==== Input material

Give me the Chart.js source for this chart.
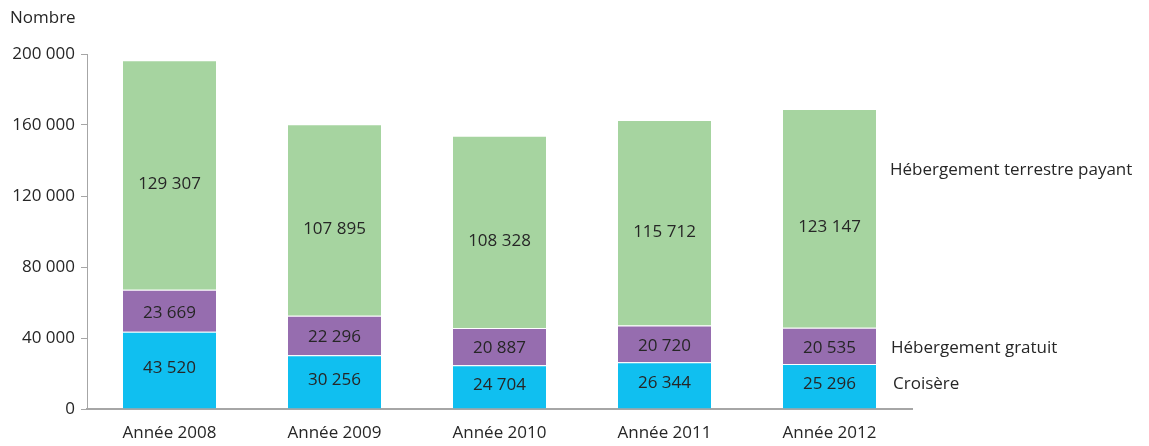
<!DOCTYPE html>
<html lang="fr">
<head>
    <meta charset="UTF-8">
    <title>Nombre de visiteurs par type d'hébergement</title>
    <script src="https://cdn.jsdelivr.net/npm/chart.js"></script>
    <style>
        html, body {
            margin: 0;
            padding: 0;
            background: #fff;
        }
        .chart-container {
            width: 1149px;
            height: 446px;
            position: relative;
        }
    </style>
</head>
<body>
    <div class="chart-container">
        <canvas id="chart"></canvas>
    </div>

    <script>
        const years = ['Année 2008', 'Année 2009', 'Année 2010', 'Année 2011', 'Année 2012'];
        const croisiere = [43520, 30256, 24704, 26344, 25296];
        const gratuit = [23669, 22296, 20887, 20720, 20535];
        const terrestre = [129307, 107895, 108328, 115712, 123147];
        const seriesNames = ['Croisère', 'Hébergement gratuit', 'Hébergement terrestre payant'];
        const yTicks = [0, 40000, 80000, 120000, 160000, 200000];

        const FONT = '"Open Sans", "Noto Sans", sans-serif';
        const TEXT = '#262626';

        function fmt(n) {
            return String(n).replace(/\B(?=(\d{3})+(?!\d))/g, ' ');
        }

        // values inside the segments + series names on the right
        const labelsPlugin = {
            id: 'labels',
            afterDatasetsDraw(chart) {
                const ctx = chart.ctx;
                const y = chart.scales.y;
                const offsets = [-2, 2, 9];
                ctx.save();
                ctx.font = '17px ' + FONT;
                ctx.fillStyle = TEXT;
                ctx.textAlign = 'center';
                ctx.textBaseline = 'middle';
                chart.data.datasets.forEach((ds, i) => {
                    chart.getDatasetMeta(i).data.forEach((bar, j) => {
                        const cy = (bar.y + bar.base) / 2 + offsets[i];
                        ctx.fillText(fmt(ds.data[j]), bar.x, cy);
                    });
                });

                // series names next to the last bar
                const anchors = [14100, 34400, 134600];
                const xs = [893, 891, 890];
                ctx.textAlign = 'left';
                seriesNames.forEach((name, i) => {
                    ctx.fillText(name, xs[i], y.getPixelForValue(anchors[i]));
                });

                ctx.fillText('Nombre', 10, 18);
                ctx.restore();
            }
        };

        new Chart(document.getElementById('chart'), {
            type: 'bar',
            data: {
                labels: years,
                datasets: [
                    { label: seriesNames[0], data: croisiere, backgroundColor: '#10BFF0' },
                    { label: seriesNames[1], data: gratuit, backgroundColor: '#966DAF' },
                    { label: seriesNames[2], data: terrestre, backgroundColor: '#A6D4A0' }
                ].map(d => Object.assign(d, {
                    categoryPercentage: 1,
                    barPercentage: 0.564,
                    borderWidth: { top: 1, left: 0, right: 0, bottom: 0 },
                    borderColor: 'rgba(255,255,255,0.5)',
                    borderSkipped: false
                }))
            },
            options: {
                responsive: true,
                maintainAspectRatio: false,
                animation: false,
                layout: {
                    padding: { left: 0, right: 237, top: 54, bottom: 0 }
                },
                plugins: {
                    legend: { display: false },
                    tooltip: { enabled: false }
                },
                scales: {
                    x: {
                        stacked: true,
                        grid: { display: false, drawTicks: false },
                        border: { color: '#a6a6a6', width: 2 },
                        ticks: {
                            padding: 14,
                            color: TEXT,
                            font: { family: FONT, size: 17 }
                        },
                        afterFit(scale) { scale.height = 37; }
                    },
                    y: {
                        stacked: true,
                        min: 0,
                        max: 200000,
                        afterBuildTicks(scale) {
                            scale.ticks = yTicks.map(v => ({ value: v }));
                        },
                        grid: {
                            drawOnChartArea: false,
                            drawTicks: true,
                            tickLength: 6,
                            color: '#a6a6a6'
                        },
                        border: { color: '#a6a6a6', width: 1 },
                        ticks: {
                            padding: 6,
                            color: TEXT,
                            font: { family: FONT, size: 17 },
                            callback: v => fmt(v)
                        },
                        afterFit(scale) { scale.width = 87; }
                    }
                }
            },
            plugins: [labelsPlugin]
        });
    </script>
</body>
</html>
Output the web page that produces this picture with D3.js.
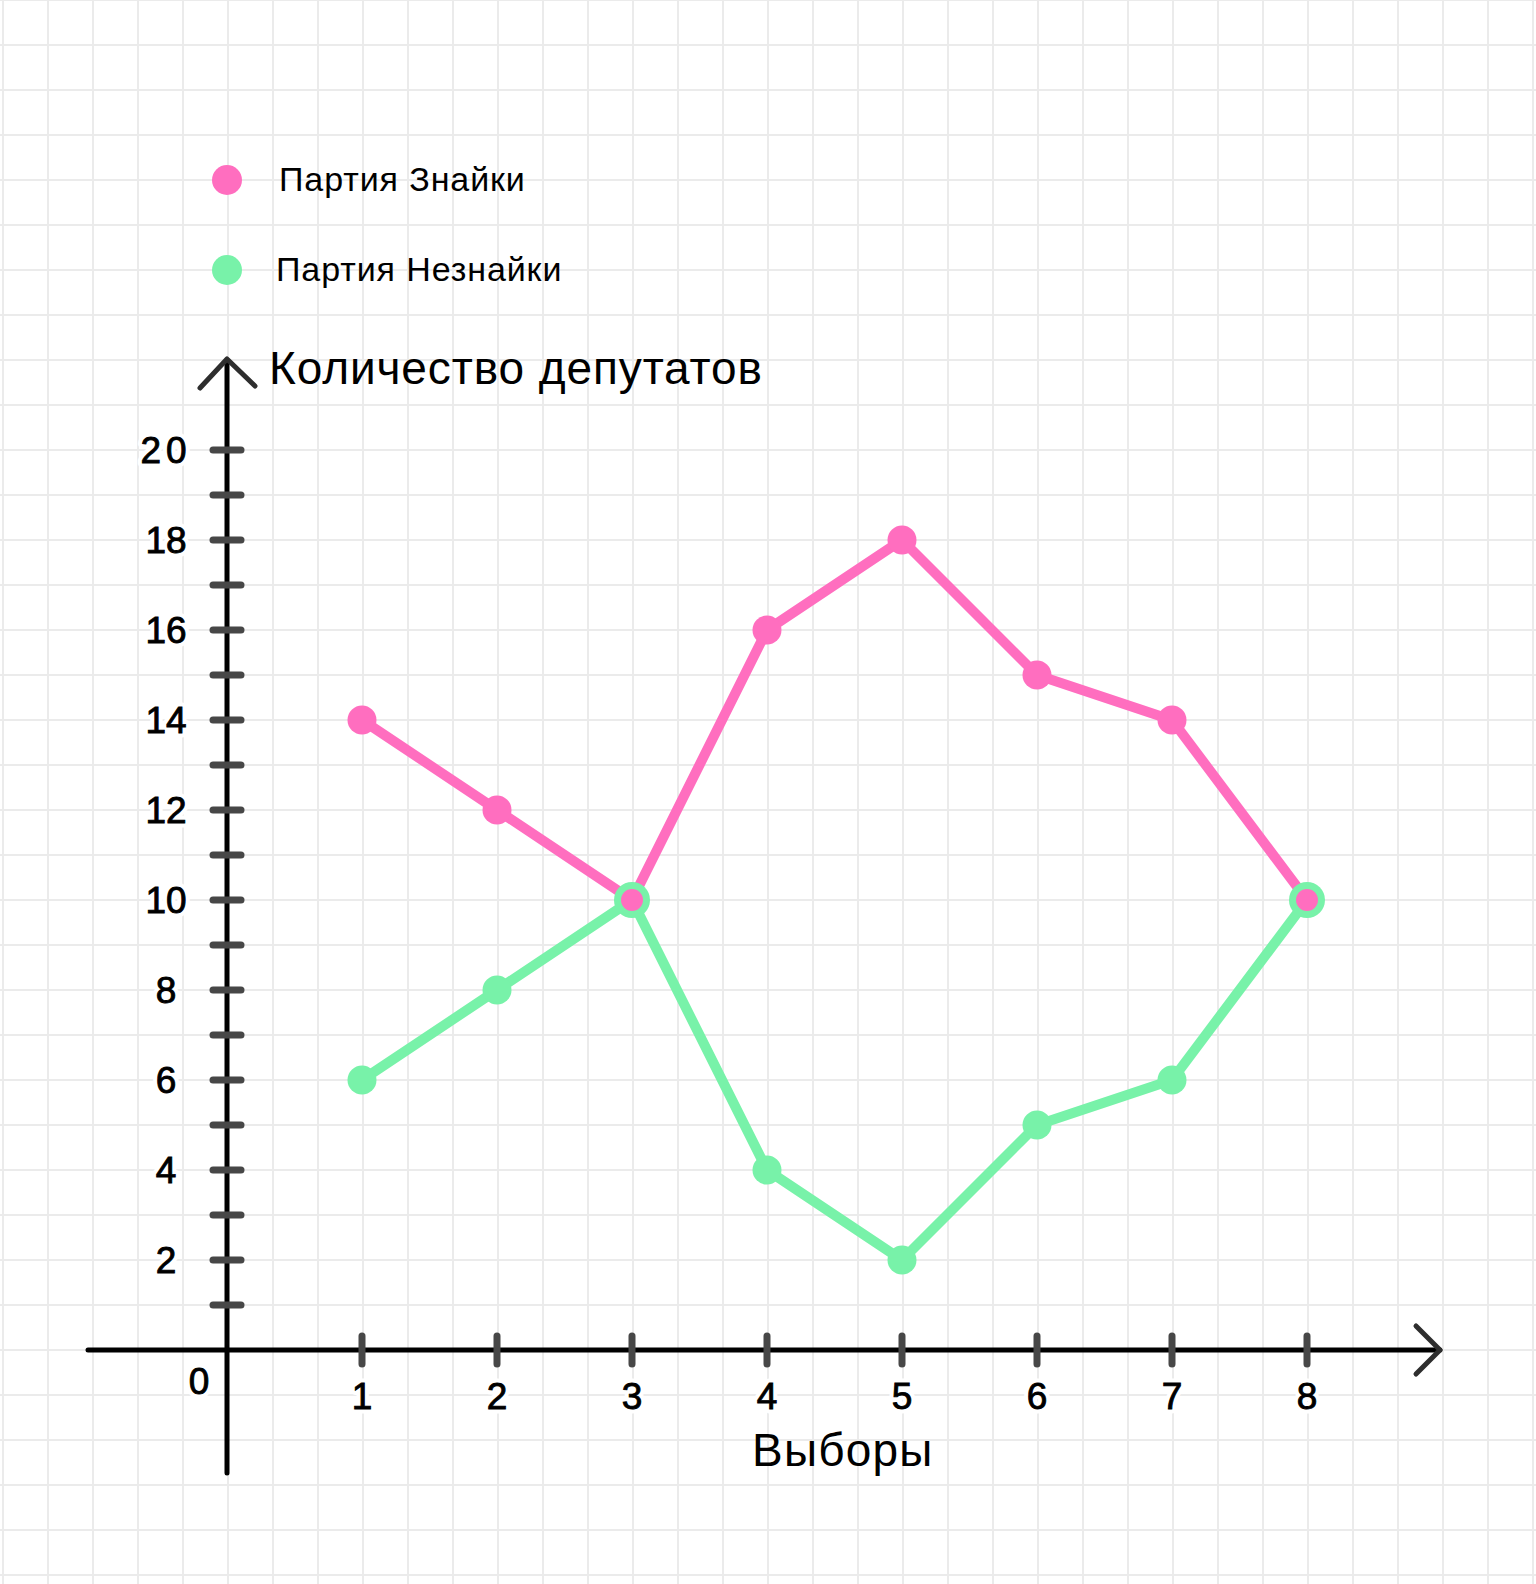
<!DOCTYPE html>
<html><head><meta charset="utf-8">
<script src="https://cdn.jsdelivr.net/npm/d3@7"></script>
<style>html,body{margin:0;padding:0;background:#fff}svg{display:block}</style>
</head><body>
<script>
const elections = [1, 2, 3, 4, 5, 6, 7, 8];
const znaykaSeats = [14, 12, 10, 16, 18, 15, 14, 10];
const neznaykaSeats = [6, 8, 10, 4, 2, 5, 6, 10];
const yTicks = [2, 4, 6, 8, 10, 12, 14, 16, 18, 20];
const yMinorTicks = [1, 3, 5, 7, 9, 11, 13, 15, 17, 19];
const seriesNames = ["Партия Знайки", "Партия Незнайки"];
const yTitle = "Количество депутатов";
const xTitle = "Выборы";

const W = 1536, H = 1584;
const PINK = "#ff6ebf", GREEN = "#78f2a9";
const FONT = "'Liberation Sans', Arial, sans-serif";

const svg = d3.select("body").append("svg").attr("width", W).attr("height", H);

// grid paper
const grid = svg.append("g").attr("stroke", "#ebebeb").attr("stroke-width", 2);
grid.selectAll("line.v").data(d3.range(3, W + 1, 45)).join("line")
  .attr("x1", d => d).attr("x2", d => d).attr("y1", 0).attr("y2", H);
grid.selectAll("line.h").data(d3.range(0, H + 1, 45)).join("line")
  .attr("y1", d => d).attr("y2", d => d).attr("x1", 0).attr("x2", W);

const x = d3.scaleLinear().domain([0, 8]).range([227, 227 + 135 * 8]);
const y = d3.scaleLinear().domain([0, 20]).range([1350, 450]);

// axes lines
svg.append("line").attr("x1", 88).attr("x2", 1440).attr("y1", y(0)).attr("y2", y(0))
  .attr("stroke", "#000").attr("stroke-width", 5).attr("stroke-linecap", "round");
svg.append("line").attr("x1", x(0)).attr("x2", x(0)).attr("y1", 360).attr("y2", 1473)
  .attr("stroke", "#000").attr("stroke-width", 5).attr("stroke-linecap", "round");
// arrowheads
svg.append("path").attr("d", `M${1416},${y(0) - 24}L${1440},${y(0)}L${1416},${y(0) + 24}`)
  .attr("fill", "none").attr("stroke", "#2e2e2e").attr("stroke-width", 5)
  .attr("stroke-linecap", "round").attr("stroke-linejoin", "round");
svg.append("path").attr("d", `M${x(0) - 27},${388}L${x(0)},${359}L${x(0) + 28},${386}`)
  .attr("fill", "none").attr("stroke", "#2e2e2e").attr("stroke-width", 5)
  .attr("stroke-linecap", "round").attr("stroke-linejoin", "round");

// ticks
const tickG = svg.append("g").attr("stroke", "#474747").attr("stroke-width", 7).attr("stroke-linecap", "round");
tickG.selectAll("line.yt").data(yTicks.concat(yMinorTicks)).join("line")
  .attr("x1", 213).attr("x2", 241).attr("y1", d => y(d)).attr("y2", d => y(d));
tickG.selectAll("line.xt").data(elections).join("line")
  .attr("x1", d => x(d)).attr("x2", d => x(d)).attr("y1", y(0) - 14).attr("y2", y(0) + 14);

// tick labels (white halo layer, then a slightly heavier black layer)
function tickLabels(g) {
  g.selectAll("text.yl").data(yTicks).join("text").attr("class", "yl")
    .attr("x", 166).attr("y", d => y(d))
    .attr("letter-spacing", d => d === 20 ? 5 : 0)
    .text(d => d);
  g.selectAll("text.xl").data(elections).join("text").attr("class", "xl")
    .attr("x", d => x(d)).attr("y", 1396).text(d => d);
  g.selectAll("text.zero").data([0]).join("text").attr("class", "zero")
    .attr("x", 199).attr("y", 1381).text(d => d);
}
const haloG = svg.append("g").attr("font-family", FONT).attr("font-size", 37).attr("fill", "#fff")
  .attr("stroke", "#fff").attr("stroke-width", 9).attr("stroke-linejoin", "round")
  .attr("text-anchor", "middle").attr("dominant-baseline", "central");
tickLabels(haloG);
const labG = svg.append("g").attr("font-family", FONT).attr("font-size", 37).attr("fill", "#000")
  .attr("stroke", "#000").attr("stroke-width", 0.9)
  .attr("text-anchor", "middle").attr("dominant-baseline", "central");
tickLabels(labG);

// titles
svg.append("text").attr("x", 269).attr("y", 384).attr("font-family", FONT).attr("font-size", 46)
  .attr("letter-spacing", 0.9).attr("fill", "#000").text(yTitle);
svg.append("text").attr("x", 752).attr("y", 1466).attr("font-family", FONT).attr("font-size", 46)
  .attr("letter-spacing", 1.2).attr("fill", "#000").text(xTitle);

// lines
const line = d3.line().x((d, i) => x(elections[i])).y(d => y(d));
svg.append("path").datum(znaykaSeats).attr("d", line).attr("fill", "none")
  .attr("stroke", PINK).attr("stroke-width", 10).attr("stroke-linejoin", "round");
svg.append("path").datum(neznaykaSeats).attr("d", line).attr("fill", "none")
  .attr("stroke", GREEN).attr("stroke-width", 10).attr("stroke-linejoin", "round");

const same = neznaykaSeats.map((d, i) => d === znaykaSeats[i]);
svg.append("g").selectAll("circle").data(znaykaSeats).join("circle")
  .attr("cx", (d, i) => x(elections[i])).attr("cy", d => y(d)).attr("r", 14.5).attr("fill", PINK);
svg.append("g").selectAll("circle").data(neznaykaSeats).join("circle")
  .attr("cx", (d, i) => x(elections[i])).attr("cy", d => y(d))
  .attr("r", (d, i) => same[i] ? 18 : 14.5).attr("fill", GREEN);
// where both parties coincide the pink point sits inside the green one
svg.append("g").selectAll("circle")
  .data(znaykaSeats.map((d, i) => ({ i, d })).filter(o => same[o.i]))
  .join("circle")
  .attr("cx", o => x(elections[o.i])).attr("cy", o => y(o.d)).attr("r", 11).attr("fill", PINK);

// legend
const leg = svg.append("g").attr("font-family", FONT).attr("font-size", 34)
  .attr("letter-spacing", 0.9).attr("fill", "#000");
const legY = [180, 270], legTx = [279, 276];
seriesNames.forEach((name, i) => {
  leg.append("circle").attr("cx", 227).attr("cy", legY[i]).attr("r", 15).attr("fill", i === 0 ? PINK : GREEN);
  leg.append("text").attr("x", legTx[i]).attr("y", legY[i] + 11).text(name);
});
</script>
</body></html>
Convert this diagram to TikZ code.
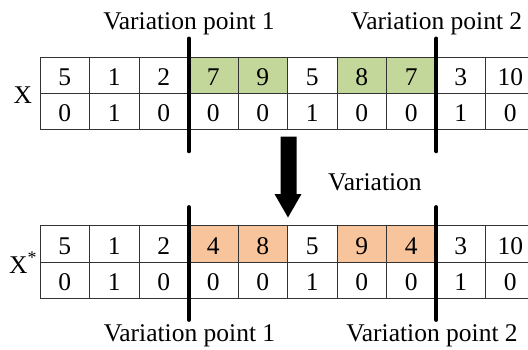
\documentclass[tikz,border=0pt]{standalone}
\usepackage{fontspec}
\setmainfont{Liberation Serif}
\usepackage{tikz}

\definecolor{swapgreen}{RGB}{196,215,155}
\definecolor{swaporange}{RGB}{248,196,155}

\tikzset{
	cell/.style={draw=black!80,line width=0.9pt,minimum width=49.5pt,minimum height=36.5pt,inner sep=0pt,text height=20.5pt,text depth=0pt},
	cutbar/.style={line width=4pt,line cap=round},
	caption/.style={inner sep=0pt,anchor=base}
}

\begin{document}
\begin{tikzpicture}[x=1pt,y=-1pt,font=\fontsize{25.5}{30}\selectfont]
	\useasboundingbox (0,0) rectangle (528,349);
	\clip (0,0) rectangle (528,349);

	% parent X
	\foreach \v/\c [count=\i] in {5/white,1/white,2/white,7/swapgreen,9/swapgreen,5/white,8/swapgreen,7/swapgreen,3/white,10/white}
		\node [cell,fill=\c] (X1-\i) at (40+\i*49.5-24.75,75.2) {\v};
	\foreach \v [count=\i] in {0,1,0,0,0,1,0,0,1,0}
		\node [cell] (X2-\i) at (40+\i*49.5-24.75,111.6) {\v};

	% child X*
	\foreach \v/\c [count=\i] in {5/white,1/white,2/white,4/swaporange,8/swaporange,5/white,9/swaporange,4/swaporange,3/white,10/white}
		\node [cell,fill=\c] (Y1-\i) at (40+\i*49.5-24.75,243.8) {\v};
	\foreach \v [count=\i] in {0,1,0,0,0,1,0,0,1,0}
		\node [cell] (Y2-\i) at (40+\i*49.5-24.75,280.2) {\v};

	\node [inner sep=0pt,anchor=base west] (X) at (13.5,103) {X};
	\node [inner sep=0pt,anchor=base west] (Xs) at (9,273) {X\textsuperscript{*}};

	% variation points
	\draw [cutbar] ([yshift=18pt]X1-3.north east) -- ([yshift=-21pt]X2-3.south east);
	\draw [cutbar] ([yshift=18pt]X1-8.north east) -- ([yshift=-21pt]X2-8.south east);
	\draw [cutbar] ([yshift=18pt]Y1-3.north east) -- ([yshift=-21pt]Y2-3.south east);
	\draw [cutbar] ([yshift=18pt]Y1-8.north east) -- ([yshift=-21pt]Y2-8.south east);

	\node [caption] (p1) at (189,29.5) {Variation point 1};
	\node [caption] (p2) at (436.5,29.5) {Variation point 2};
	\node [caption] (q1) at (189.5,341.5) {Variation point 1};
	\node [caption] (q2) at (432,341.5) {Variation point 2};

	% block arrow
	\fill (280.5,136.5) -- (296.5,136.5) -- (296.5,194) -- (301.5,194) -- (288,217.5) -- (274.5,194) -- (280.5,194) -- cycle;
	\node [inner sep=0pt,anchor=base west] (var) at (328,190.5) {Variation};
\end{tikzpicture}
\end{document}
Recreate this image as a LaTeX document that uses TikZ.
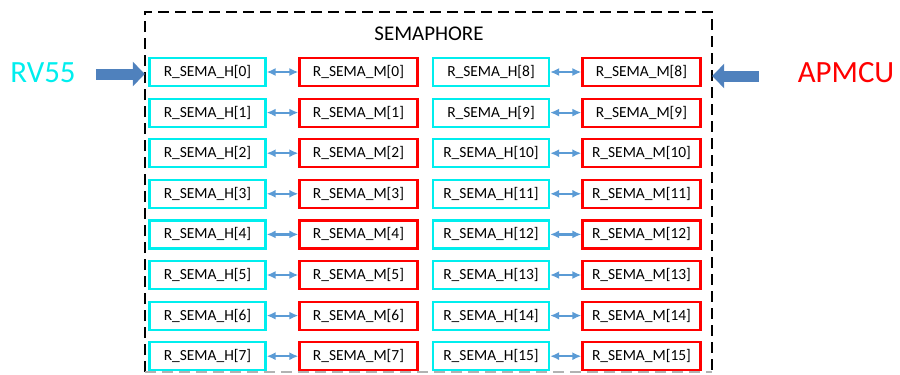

========

Check each line of the entries above for the word "this". List the ones that have it.

Give me the Chart.js source for this chart.
Output the web page that produces this picture with D3.js.
Convert this diagram to TikZ code.
Recreate this image as a LaTeX document that uses TikZ.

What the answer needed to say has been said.